_Extracted data_:
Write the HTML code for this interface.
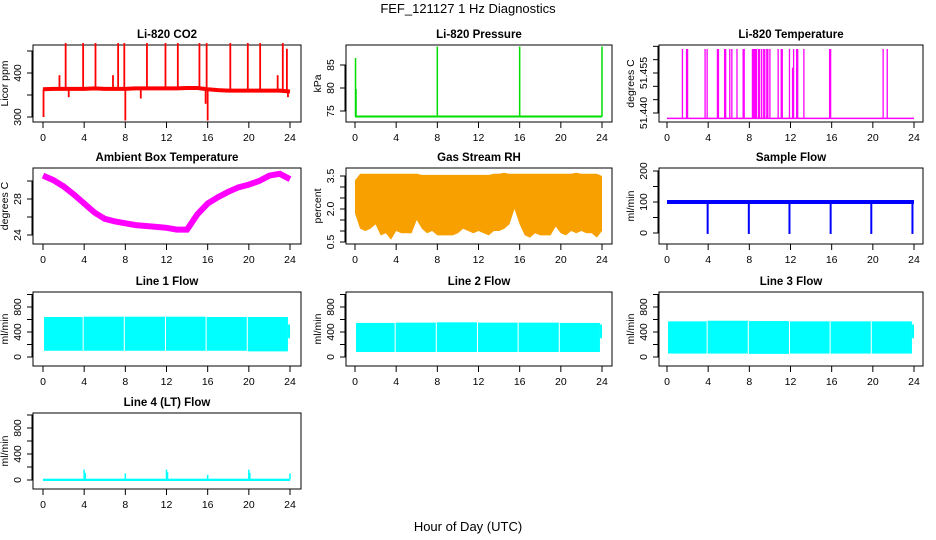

---

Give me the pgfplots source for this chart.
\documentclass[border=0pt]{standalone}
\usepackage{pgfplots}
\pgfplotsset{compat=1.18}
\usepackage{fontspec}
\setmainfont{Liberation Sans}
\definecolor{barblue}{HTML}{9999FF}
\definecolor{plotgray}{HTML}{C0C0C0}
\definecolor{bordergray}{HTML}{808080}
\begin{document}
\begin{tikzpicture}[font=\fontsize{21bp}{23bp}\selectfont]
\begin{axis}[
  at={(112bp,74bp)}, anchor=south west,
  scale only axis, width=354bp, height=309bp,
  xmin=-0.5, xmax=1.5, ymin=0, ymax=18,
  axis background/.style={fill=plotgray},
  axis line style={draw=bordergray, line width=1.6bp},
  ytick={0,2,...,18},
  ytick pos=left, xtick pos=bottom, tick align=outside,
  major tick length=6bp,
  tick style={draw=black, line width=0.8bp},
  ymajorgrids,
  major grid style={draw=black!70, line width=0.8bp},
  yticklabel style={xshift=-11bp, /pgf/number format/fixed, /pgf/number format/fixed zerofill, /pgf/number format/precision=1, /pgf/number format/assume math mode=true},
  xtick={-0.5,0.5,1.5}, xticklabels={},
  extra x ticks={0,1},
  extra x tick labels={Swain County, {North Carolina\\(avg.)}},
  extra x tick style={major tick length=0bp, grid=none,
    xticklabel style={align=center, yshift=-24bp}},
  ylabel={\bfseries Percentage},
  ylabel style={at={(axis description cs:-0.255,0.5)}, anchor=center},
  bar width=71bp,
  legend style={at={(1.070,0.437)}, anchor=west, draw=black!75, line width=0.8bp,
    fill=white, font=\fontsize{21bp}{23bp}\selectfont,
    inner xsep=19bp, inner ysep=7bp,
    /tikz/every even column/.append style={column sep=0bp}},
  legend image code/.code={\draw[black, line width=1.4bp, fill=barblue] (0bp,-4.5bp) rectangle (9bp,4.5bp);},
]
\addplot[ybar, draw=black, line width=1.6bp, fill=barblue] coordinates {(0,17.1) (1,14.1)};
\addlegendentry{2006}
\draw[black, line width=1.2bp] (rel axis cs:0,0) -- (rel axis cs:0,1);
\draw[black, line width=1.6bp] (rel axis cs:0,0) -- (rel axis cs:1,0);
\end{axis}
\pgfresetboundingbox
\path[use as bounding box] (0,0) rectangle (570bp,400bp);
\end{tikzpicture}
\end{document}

_What is needed_:
Go over the records above and tally the lines with the word "code" in them. Give the number alone.

_Written reply_:
2